Les conséquences du rattachement n’apparurent qu’avec lenteur. Longtemps, les fonctionnaires pénitentiaires continuèrent à relever du ministère de l’Intérieur pour leur statut, leur discipline et leur avancement, alors que la politique pénitentiaire qu’ils élaboraient ou appliquaient dépendait de la Justice. La fusion des personnels appartenant aux diverses directions du ministère de la Justice date seulement d’un décret-loi du 30 octobre 1935 ; comme les autres membres de l’administration centrale, le personnel supérieur de l’administration pénitentiaire est formé de magistrats depuis un décret du 24 mars 1937 ; depuis lors, c’est presque toujours un magistrat qui dirige cette administration.

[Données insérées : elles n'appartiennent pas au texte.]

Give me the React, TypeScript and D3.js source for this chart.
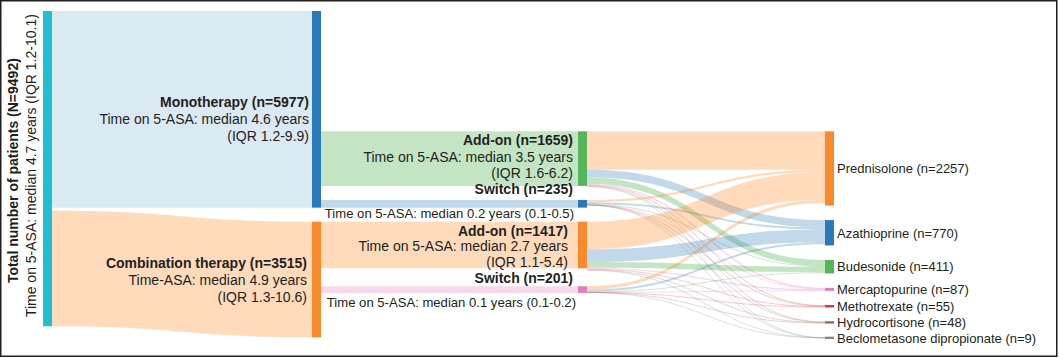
import React from "react";
import * as d3 from "d3";

// ---------------- DATA ----------------
const nodeNames = [
  "Total",
  "Monotherapy",
  "Combination therapy",
  "Add-on (mono)",
  "Switch (mono)",
  "Add-on (combo)",
  "Switch (combo)",
  "Prednisolone",
  "Azathioprine",
  "Budesonide",
  "Mercaptopurine",
  "Methotrexate",
  "Hydrocortisone",
  "Beclometasone dipropionate",
];
const nodeValues = [9492, 5977, 3515, 1659, 235, 1417, 201, 2257, 770, 411, 87, 55, 48, 9];
const nodeColumn = [0, 1, 1, 2, 2, 2, 2, 3, 3, 3, 3, 3, 3, 3];

const linkSource = [
  0, 0, 1, 1, 2, 2,
  3, 3, 3, 3, 3, 3, 3,
  4, 4, 4, 4, 4, 4, 4,
  5, 5, 5, 5, 5, 5, 5,
  6, 6, 6, 6, 6, 6, 6,
];
const linkTarget = [
  1, 2, 3, 4, 5, 6,
  7, 8, 9, 10, 11, 12, 13,
  7, 8, 9, 10, 11, 12, 13,
  7, 8, 9, 10, 11, 12, 13,
  7, 8, 9, 10, 11, 12, 13,
];
const linkValue = [
  5977, 3515, 1659, 235, 1417, 201,
  1170, 230, 190, 40, 25, 22, 4,
  70, 55, 20, 5, 3, 3, 1,
  840, 390, 170, 35, 22, 18, 3,
  100, 60, 20, 5, 3, 3, 1,
];

const leftTitle = "Total number of patients (N=9492)";
const leftSubtitle = "Time on 5-ASA: median 4.7 years (IQR 1.2-10.1)";
const nodeLabelLines: string[][] = [
  [],
  ["Monotherapy (n=5977)", "Time on 5-ASA: median 4.6 years", "(IQR 1.2-9.9)"],
  ["Combination therapy (n=3515)", "Time-ASA: median 4.9 years", "(IQR 1.3-10.6)"],
  ["Add-on (n=1659)", "Time on 5-ASA: median 3.5 years", "(IQR 1.6-6.2)"],
  ["Switch (n=235)"],
  ["Add-on (n=1417)", "Time on 5-ASA: median 2.7 years", "(IQR 1.1-5.4)"],
  ["Switch (n=201)"],
  ["Prednisolone (n=2257)"],
  ["Azathioprine (n=770)"],
  ["Budesonide (n=411)"],
  ["Mercaptopurine (n=87)"],
  ["Methotrexate (n=55)"],
  ["Hydrocortisone (n=48)"],
  ["Beclometasone dipropionate (n=9)"],
];
const switchNotes = [
  "Time on 5-ASA: median 0.2 years (0.1-0.5)",
  "Time on 5-ASA: median 0.1 years (0.1-0.2)",
];

// ---------------- STYLE / LAYOUT ----------------
const W = 1059;
const H = 358;
const FONT = "'Liberation Sans', Arial, Helvetica, sans-serif";
const TEXT = "#231f20";
const FS = 14;
const FS_NOTE = 13.1;
const FS_RIGHT = 13;
const nodeColors = [
  "#22bdd0", "#2a7ab9", "#f68a2c", "#58b45a", "#2a7ab9", "#f68a2c", "#df7ebe",
  "#f68a2c", "#2a7ab9", "#58b45a", "#df7ebe", "#dc3232", "#9a6a5d", "#8a8a8a",
];
const linkBase = [
  "#17becf", "#1f77b4", "#ff7f0e", "#2ca02c", "#1f77b4", "#ff7f0e", "#e377c2",
  "#ff7f0e", "#1f77b4", "#2ca02c", "#e377c2", "#d62728", "#8c564b", "#7f7f7f",
];
const colX = [43, 312, 578, 825];
const nodeW = 9;
const top = 11;
const pad = 14;

const labelLayout: Record<number, { dx: number; dy: number; lh: number }> = {
  1: { dx: -3, dy: -2, lh: 17 },
  2: { dx: -5, dy: -11, lh: 17 },
  3: { dx: -5, dy: -13.6, lh: 16.5 },
  4: { dx: -5, dy: -9.7, lh: 16 },
  5: { dx: -10, dy: -9, lh: 15.5 },
  6: { dx: -5, dy: -6.5, lh: 16 },
};
const noteLayout = [
  { node: 4, dx: -4, dy: 14.3 },
  { node: 6, dx: -2, dy: 17.5 },
];

type N = { i: number; x0: number; x1: number; y0: number; y1: number; h: number; outOff: number; inOff: number };

function layout() {
  const k = d3.scaleLinear().domain([0, 9492]).range([0, 9492 * 0.0329]);
  const nodes: N[] = nodeValues.map((v, i) => ({
    i,
    x0: colX[nodeColumn[i]],
    x1: colX[nodeColumn[i]] + nodeW,
    y0: 0,
    y1: 0,
    h: k(v),
    outOff: 0,
    inOff: 0,
  }));
  const set = (n: N, y0: number) => {
    n.y0 = y0;
    n.y1 = y0 + n.h;
  };
  nodes[0].h += 3;
  set(nodes[0], top);
  set(nodes[1], top);
  set(nodes[2], nodes[1].y1 + pad);
  set(nodes[4], nodes[1].y1 - nodes[4].h);
  set(nodes[3], nodes[4].y0 - pad - nodes[3].h);
  set(nodes[5], nodes[2].y0);
  set(nodes[6], nodes[5].y1 + 18);
  let y = nodes[3].y0;
  for (let i = 7; i < nodes.length; i++) {
    set(nodes[i], y);
    y = nodes[i].y1 + 14.5;
  }
  nodes.forEach((n) => {
    n.outOff = n.y0;
    n.inOff = n.y0;
  });

  const links = linkValue.map((v, j) => {
    const s = nodes[linkSource[j]];
    const t = nodes[linkTarget[j]];
    const w = k(v);
    let sy0: number;
    if (nodeColumn[s.i] === 1) {
      sy0 = t.y0;
    } else {
      sy0 = s.outOff;
      s.outOff += w + (s.i === 0 ? 3 : 0);
    }
    const ty0 = t.inOff;
    t.inOff += w;
    return { j, s, t, w, sy0, ty0, v };
  });
  return { nodes, links };
}

function bandPath(x0: number, x1: number, sy0: number, ty0: number, w: number) {
  const xm = x0 + (x1 - x0) * 0.5;
  const p = d3.path();
  p.moveTo(x0, sy0);
  p.bezierCurveTo(xm, sy0, xm, ty0, x1, ty0);
  p.lineTo(x1, ty0 + w);
  p.bezierCurveTo(xm, ty0 + w, xm, sy0 + w, x0, sy0 + w);
  p.closePath();
  return p.toString();
}

export default function App() {
  const { nodes, links } = layout();
  const c0 = (nodes[0].y0 + nodes[0].y1) / 2;
  const lk = d3.linkHorizontal<any, [number, number]>().x((d) => d[0]).y((d) => d[1]);
  return (
    <svg
      width={W}
      height={H}
      viewBox={`0 0 ${W} ${H}`}
      style={{ position: "absolute", left: 0, top: 0, background: "#fff" }}
      fontFamily={FONT}
    >
      <rect x={0} y={0} width={W} height={H} fill="#fff" />
      <g>
        {links.map((l) => {
          const thin = l.w < 1.6;
          const op = l.j === 0 ? 0.16 : thin ? 0.3 : 0.28;
          const col = d3.color(linkBase[l.t.i])!.copy({ opacity: op }).toString();
          if (thin) {
            const d = lk({ source: [l.s.x1, l.sy0 + l.w / 2], target: [l.t.x0, l.ty0 + l.w / 2] } as any) as string;
            return <path key={l.j} d={d} fill="none" stroke={col} strokeWidth={Math.max(l.w, 0.8)} />;
          }
          return <path key={l.j} d={bandPath(l.s.x1, l.t.x0, l.sy0, l.ty0, l.w)} fill={col} stroke="none" />;
        })}
      </g>
      <g>
        {nodes.map((n) => {
          const h = Math.max(n.h, 2.4);
          const yc = (n.y0 + n.y1) / 2;
          return <rect key={n.i} x={n.x0} y={yc - h / 2} width={nodeW} height={h} fill={nodeColors[n.i]} />;
        })}
      </g>
      <text
        transform={`translate(17.5,${c0 + 2}) rotate(-90)`}
        textAnchor="middle"
        fontSize={FS}
        fontWeight="bold"
        fill={TEXT}
      >
        {leftTitle}
      </text>
      <text transform={`translate(35.5,${c0 - 3}) rotate(-90)`} textAnchor="middle" fontSize={FS} fill={TEXT}>
        {leftSubtitle}
      </text>
      {nodes
        .filter((n) => labelLayout[n.i])
        .map((n) => {
          const L = labelLayout[n.i];
          const yc = (n.y0 + n.y1) / 2;
          return (
            <text key={n.i} textAnchor="end" fontSize={FS} fill={TEXT}>
              {nodeLabelLines[n.i].map((s, li) => (
                <tspan key={li} x={n.x0 + L.dx} y={yc + L.dy + li * L.lh} fontWeight={li === 0 ? "bold" : "normal"}>
                  {s}
                </tspan>
              ))}
            </text>
          );
        })}
      {noteLayout.map((nl, i) => {
        const n = nodes[nl.node];
        const yc = (n.y0 + n.y1) / 2;
        return (
          <text key={i} x={n.x0 + nl.dx} y={yc + nl.dy} textAnchor="end" fontSize={FS_NOTE} fill={TEXT}>
            {switchNotes[i]}
          </text>
        );
      })}
      {nodes
        .filter((n) => nodeColumn[n.i] === 3)
        .map((n) => (
          <text key={n.i} x={n.x1 + 3} y={(n.y0 + n.y1) / 2 + 4.8} fontSize={FS_RIGHT} fill={TEXT}>
            {nodeLabelLines[n.i][0]}
          </text>
        ))}
      <rect x={0.75} y={0.75} width={1056} height={355.5} fill="none" stroke="#231f20" strokeWidth={1.5} />
    </svg>
  );
}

Longtemps, un esprit particulier, peu perméable à une collaboration avec les tribunaux en matière d’exécution des peines, a régné au sein de l’administration pénitentiaire. Les patients efforts réalisés depuis 1945 et, surtout, la promulgation du Code de procédure pénale ont réussi à modifier ce climat : les juges participent à l’application des peines privatives de liberté ; l’administration, de son côté, se préoccupe du traitement extra-carcéral des condamnés. Son action a, de ce fait, pris une dimension nouvelle que le décret du 25 juillet 1964 réorganisant le ministère de la Justice a bien soulignée : « La direction de l’administration pénitentiaire assure l’exécution des décisions judiciaires prononçant une peine privative de liberté ou ordonnant une incarcération préventive ainsi que l’exécution des décisions accordant le sursis avec mise à l’épreuve, et pourvoit aux mesures d’assistance et de surveillance des libérés » (art. 5) …

N.B. Les notes de bas de page n’ont pas été reproduites afin d’alléger le texte. Les personnes désireuses d’approfondir la matière s’y reporteront utilement.